Thursday, April 22, 2010

How do we fall in love?

I remember when I was a schoolgirl and everyone was in love with somebody – except me - I wanted that ardently! “Why can’t I fall in love? What’s wrong with me?” This was the very thing I was thinking about when I bumped into that guy in the corridor. I knew something about him because a friend of mine was once hopelessly in love with that guy, but he was never interesting to me except for that. On that day I fastened my eyes on him and noticed he was cute. “Then maybe he?” This is how it all started, my unrequited love of 3 years for a guy who never knew about my feelings. The feelings faded away with the course of time after I could no longer see him on a day-to-day basis.

Now, looking back on those days I realize it was not love (though of course it was my “first love”). It arose from my desperate wish to fall for somebody which I totally succeeded in.

Falling in love for the sake of falling in love doesn’t work.

When being a freshman (freshgirl *lol*) I met this sophomore guy, head of Student Union of our faculty. Freshman group monitors were asked to gather for instructions at the long break. And there he came in his favourite brown suede jacket. I liked him so much immediately that my knees failed me. I kept on liking this guy for almost a year. We talked to each other from time to time and I guess we could have got cozy (at least have a number of dates resulting in sex), but I knew he would never look at me the way I wanted him to. I would be just another girl around him. Besides as time went by I realized he was too light-minded and primitive, even silly, and my interest in him perished.

Falling in love with the appearance doesn’t work.
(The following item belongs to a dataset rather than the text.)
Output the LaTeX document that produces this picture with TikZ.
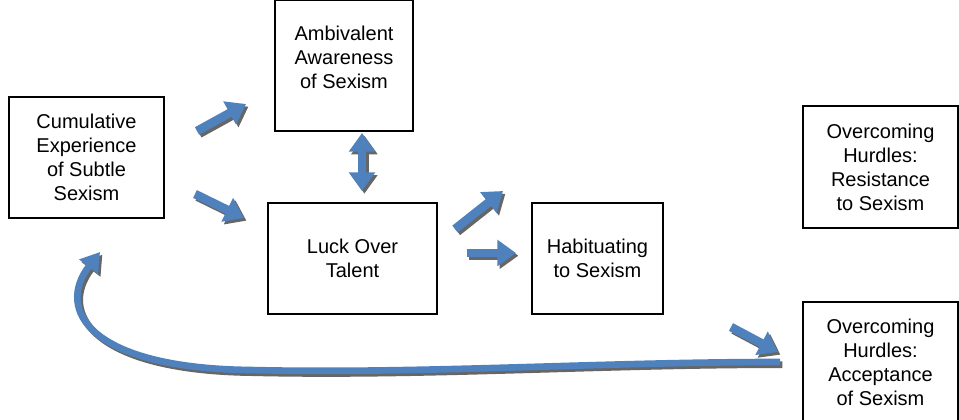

When all of a sudden another man walked into my life - as a triumphant despite his young age for such a success, he stunned me. It stunned me. I see it clearly now that I was liking him for his achievements, for his status. Very often I was catching myself at the thought that I would like us to appear on some party together or sit in a bar or a restaurant, but in my dreams there was always someone else to notice us, discuss us with the others and maybe even envy us (me). I never imagined us being just together. I believe this is why I fell out of love so quickly, after 3-4 unpleasant situations, having got totally disappointed with him as a human being.

Falling in love because of something other than good looks doesn’t work.

I try to recollect what I felt exactly every time I fell in love anew. What did I feel then? What do you feel when you fall in love?

Last time it happened, more than a year ago, it was neither ‘my own kick’ nor a sudden ‘hit’, it was something different. I was acquainted to this guy for about a month by that time, we didn’t talk much and I knew very little about him. Once I was in a canteen with friends, we were having lunch, laughing and gossiping about somebody or something – as usual; he was on his way to the table to lunch with his friends. And when he was in the process of sitting down on the chair he noticed me. It’s funny; this scene which lasted a couple of seconds is still one of the brightest moments I’ve ever experienced in my life. His eyes got fixed to mine and he stood still half-bent ‘coz he was intending to occupy the chair, with the tray in his arms. Finally he recovered, joined his friends, but I was constantly catching his look. This was the first time our eyes met, and at this moment I felt that everything is different now, my whole life changed somehow, all of a sudden, but irreversibly, and unbelievable joy and tenderness filled my heart.

A lot has happened since that day. A lot has changed. He got married to his longtime girlfriend, became father of a baby girl, I got to know him better, well enough to know his nasty temper. We had a number of quarrels which resulted in not talking to each other for a long time. Still there has always been an invisible string between us. It’s like talking to each other without talking at all. And something else which I cannot explain. It hurt – then. Now it doesn’t. I seem to have got accustomed to live with it. I meet with other men, I know many of them like me, I spend a lot of time with my friends, I’m not lonely. Those friends of mine who know him think he’s a complete sh*t and I can understand them :) Did it change my opinion about him? Certainly, it did! Did I get disappointed with him as a man? Certainly, I did! Did it change my feelings? No! It’s not like having feelings for a person because how one can’t have feelings for him when he is so handsome or so decent. It’s having feelings for him as a person the way he is, having feelings for him despite of all his vices (and he is full on them believe me!). It’s only now that I realize the meaning behind a famous quote: “One loves not because of, but despite of something”.

I’ve recently read a funny Taurus horoscope and found a brilliant phrase there: “Taurus is characterized by unbelievable loyalty to people sh*t, this is why he is often unhappy in love” :)))

Just falling in love doesn’t work either!

Or maybe it does, and it is my problem that I want too much from it for myself. Someone wise once said, “We all want a love that we don’t deserve”.

How should one improve to deserve at least a tiny bit more mutual feeling?

I wish I knew it…

1 comment:

Oks said...

Oh, my poor lil Gif))
Hard to say smth critical here, coz everybody has his or her own way to fall in love...one thing i want you to follow, just go crazy, following your emotions like a spring in the mountain, have no strings, i guess you deserved to behave that way, anyone should be happy in his or her own way...who cares the price for it!